Ethereum has recovered 20% from its low for the year and is testing a resistance level near $1,817, driven by renewed buying from Tom Lee’s BitMine and Wall Street. Spot Ethereum ETFs added assets this week after eight straight weeks of outflows, and technicals point to a possible push toward $2,000.
Ethereum climbed to $1,811, up 20% from its lowest level this year, and now sits just below a resistance level that could decide its next move. The recovery has tracked ongoing accumulation by Tom Lee’s BitMine and other American investors.
BitMine keeps adding ETH
On-chain data shows BitMine bought ETH worth over $35 million this week. The company has purchased close to 200,000 ETH over the past 30 days, lifting total holdings to 5.74 million and edging toward the 6 million mark.
Wall Street demand reinforced that buying. Spot Ethereum ETFs added over $84 million in assets this week, a modest figure on its own. But it stands out because it followed net outflows for eight consecutive weeks, and it arrived while Ethereum remained near its lowest level of the year.

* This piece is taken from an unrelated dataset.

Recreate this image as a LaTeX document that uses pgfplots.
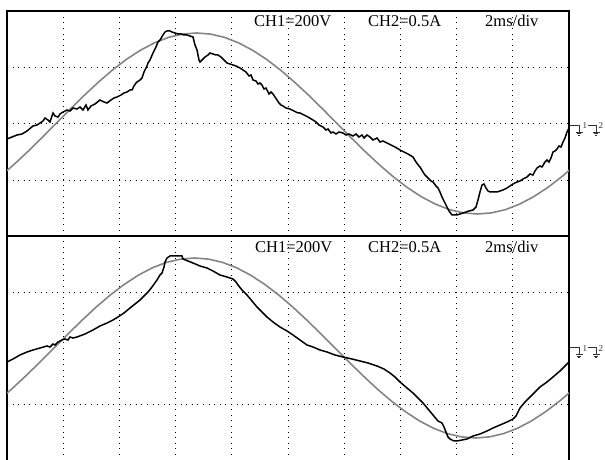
\documentclass[border=0pt]{standalone}
\usepackage{pgfplots}
\pgfplotsset{compat=1.18}
\usepackage{fontspec}
\setmainfont{Liberation Serif}
\definecolor{trgray}{HTML}{858585}
\pgfplotsset{osc/.style={
  scale only axis, width=562pt, xmin=7, xmax=569,
  xtick={63.2,119.4,175.6,231.8,288,344.2,400.4,456.6,512.8},
  xticklabels={}, yticklabels={},
  major tick length=0pt, grid=major,
  major grid style={black, line width=0.75pt, dash pattern=on 0.75pt off 4.85pt},
  axis line style={black, line width=1.4pt},
  clip mode=individual,
}}
\begin{document}
\begin{tikzpicture}[x=1pt,y=1pt]
\useasboundingbox (0,0) rectangle (605,460);
% ---------------- top panel ----------------
\begin{axis}[osc, at={(7,224)}, anchor=south west, height=225pt,
  ymin=224, ymax=449, ytick={280,336.5,393}]
\addplot[trgray, line width=1.6pt] coordinates {
(-0.2,283.3)(13.85,295.4)(27.9,308.5)(41.95,322.3)(56,336.5)(70.05,350.7)(84.1,364.5)(98.15,377.6)(112.2,389.7)(126.25,400.5)(140.3,409.7)(154.35,417.1)(168.4,422.6)(182.45,425.9)(196.5,427.0)(210.55,425.9)(224.6,422.6)(238.65,417.1)(252.7,409.7)(266.75,400.5)(280.8,389.7)(294.85,377.6)(308.9,364.5)(322.95,350.7)(337,336.5)(351.05,322.3)(365.1,308.5)(379.15,295.4)(393.2,283.3)(407.25,272.5)(421.3,263.3)(435.35,255.9)(449.4,250.4)(463.45,247.1)(477.5,246.0)(491.55,247.1)(505.6,250.4)(519.65,255.9)(533.7,263.3)(547.75,272.5)(561.8,283.3)(575.85,295.4)};
\addplot[black, line width=1.5pt] coordinates {
(7,321)(12,323)(17,325)(22,326)(27,329)(33,334)(37,335)(40,337)(43,339)(45,342)(48,340)(50,338)(53,347)(55,344)(58,343)(60,346)(63,348)(67,350)(70,349)(73,352)(77,351)(80,353)(83,350)(86,355)(88,350)(91,354)(95,356)(100,360)(104,358)(107,357)(111,360)(114,362)(117,363)(121,365)(124,367)(127,368)(130,370)(132,370)(134,374)(136,377)(137,378)(140,380)(142,382)(144,388)(145,390)(147,394)(148,397)(150,400)(153,407)(156,413)(158,418)(160,420)(163,425)(165,428)(167,429)(170,429)(172,428)(175,427)(178,426)(181,426)(184,425)(187,425)(190,424)(193,423)(195,415)(197,410)(199,400)(200,398)(202,400)(205,403)(208,405)(210,407)(213,406)(216,405)(218,405)(221,403)(224,400)(227,397)(230,396)(233,395)(236,394)(240,392)(243,390)(246,388)(249,384)(251,385)(253,380)(256,379)(258,376)(260,377)(262,375)(264,371)(266,372)(267,370)(269,366)(271,368)(273,366)(275,363)(277,360)(279,357)(281,355)(283,354)(286,352)(290,351)(294,349)(298,347)(300,347)(304,345)(308,343)(313,340)(316,338)(319,335)(323,333)(326,330)(328,331)(331,327)(333,328)(336,326)(339,328)(343,327)(346,325)(349,326)(353,324)(356,326)(359,323)(362,325)(364,322)(367,325)(370,323)(373,320)(377,322)(380,318)(383,319)(387,317)(391,315)(395,313)(400,310)(404,308)(408,306)(413,303)(416,298)(419,294)(420,293)(423,288)(425,285)(427,283)(429,281)(431,279)(433,278)(436,274)(438,272)(440,268)(442,263)(444,259)(447,253)(449,249)(452,245)(455,245)(457,245)(460,246)(463,247)(466,248)(469,249)(473,250)(476,253)(478,260)(480,268)(482,275)(484,276)(486,272)(488,269)(490,268)(494,268)(497,268)(500,269)(503,270)(507,272)(510,274)(513,276)(517,278)(520,279)(523,281)(527,283)(530,286)(533,285)(535,289)(537,292)(540,294)(542,293)(545,298)(547,300)(549,298)(551,302)(553,308)(555,309)(557,311)(559,314)(561,313)(563,318)(565,322)(567,328)(569,332)};
\node[anchor=base west, inner sep=0pt, font=\fontsize{16.5}{18}\selectfont] at (axis cs:254,433) {CH1=200V};
\node[anchor=base west, inner sep=0pt, font=\fontsize{16.5}{18}\selectfont] at (axis cs:368,433) {CH2=0.5A};
\node[anchor=base west, inner sep=0pt, font=\fontsize{16.5}{18}\selectfont] at (axis cs:485,433) {2ms/div};
% ground markers
\draw[black!80, line width=0.9pt] (axis cs:570,335) -- (axis cs:579,335) -- (axis cs:579,328);
\draw[black!80, line width=0.9pt] (axis cs:575.5,328) -- (axis cs:582.5,328) (axis cs:577,326.2) -- (axis cs:581,326.2) (axis cs:578.4,324.4) -- (axis cs:579.6,324.4);
\node[anchor=base west, inner sep=0pt, font=\fontsize{9}{10}\selectfont, black!80] at (axis cs:582.5,331) {1};
\draw[black!80, line width=0.9pt] (axis cs:587.7,335) -- (axis cs:596,335) -- (axis cs:596,328);
\draw[black!80, line width=0.9pt] (axis cs:592.5,328) -- (axis cs:599.5,328) (axis cs:594,326.2) -- (axis cs:598,326.2) (axis cs:595.4,324.4) -- (axis cs:596.6,324.4);
\node[anchor=base west, inner sep=0pt, font=\fontsize{9}{10}\selectfont, black!80] at (axis cs:598.5,331) {2};
\end{axis}
% ---------------- bottom panel ----------------
\begin{axis}[osc, at={(7,-6)}, anchor=south west, height=230pt,
  ymin=-6, ymax=224, ytick={56,168}]
\addplot[trgray, line width=1.6pt] coordinates {
(-2.2,59.1)(11.85,71.1)(25.9,84.2)(39.95,97.9)(54,112)(68.05,126.1)(82.1,139.8)(96.15,152.9)(110.2,164.9)(124.25,175.6)(138.3,184.8)(152.35,192.2)(166.4,197.6)(180.45,200.9)(194.5,202)(208.55,200.9)(222.6,197.6)(236.65,192.2)(250.7,184.8)(264.75,175.6)(278.8,164.9)(292.85,152.9)(306.9,139.8)(320.95,126.1)(335,112)(349.05,97.9)(363.1,84.2)(377.15,71.1)(391.2,59.1)(405.25,48.4)(419.3,39.2)(433.35,31.8)(447.4,26.4)(461.45,23.1)(475.5,22)(489.55,23.1)(503.6,26.4)(517.65,31.8)(531.7,39.2)(545.75,48.4)(559.8,59.1)(573.85,71.1)};
\addplot[black, line width=1.5pt] coordinates {
(7,98)(13,101)(20,105)(27,108)(33,110)(40,112)(47,114)(50,113)(53,116)(55,115)(58,118)(62,120)(65,121)(68,120)(70,123)(73,122)(77,123)(85,126)(93,130)(100,134)(107,137)(113,140)(118,143)(124,147)(130,152)(135,156)(140,160)(144,164)(148,168)(152,173)(157,180)(160,185)(162,187)(163,190)(164,193)(165,198)(167,202)(170,204)(176,204)(182,204)(183,201)(188,199)(193,197)(200,194)(207,192)(213,189)(220,185)(227,183)(233,181)(236,178)(238,175)(242,170)(247,165)(252,159)(257,153)(262,148)(267,143)(273,138)(280,133)(287,129)(293,125)(300,120)(307,115)(313,113)(320,110)(327,108)(335,105)(343,103)(352,101)(360,99)(368,97)(377,94)(384,91)(390,87)(395,83)(400,78)(407,72)(413,67)(418,62)(423,57)(428,51)(433,45)(438,39)(442,37)(444,33)(446,28)(448,23)(450,21)(454,19)(457,19)(462,20)(467,21)(473,24)(480,26)(487,29)(493,32)(500,35)(507,38)(513,41)(516,44)(518,48)(520,52)(525,58)(530,63)(535,68)(540,73)(547,78)(553,83)(560,89)(565,94)(569,98)};
\node[anchor=base west, inner sep=0pt, font=\fontsize{16.5}{18}\selectfont] at (axis cs:255,207) {CH1=200V};
\node[anchor=base west, inner sep=0pt, font=\fontsize{16.5}{18}\selectfont] at (axis cs:368,207) {CH2=0.5A};
\node[anchor=base west, inner sep=0pt, font=\fontsize{16.5}{18}\selectfont] at (axis cs:485,207) {2ms/div};
\draw[black!80, line width=0.9pt] (axis cs:570,112.7) -- (axis cs:579,112.7) -- (axis cs:579,105.7);
\draw[black!80, line width=0.9pt] (axis cs:575.5,105.7) -- (axis cs:582.5,105.7) (axis cs:577,103.9) -- (axis cs:581,103.9) (axis cs:578.4,102.1) -- (axis cs:579.6,102.1);
\node[anchor=base west, inner sep=0pt, font=\fontsize{9}{10}\selectfont, black!80] at (axis cs:582.5,108.7) {1};
\draw[black!80, line width=0.9pt] (axis cs:587.7,112.7) -- (axis cs:596,112.7) -- (axis cs:596,105.7);
\draw[black!80, line width=0.9pt] (axis cs:592.5,105.7) -- (axis cs:599.5,105.7) (axis cs:594,103.9) -- (axis cs:598,103.9) (axis cs:595.4,102.1) -- (axis cs:596.6,102.1);
\node[anchor=base west, inner sep=0pt, font=\fontsize{9}{10}\selectfont, black!80] at (axis cs:598.5,108.7) {2};
\end{axis}
\end{tikzpicture}
\end{document}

Sentiment has turned alongside the price. The Crypto Fear and Greed Index moved from extreme fear at 15 to 31, and Ethereum, Bitcoin, and other coins often rally when that gauge rises. The move held despite elevated volatility tied to fears that the US and Iran will restart the war, which pushed crude oil prices higher and raised concerns about inflation.
A double-bottom points higher
Technicals suggest the recovery may extend in the coming days or weeks. Ethereum has formed a double-bottom at $1,517 with a neckline at $1,815, its highest point on June 15, a pattern that often leads to further gains.
The coin has also edged above its 25-day Exponential Moving Average, while the two lines of the Percentage Price Oscillator have risen toward the zero line. Because of the double-bottom, there is a likelihood Ethereum continues rising toward the psychological level of $2,000, a view that would be confirmed by a break above the resistance at $1,817.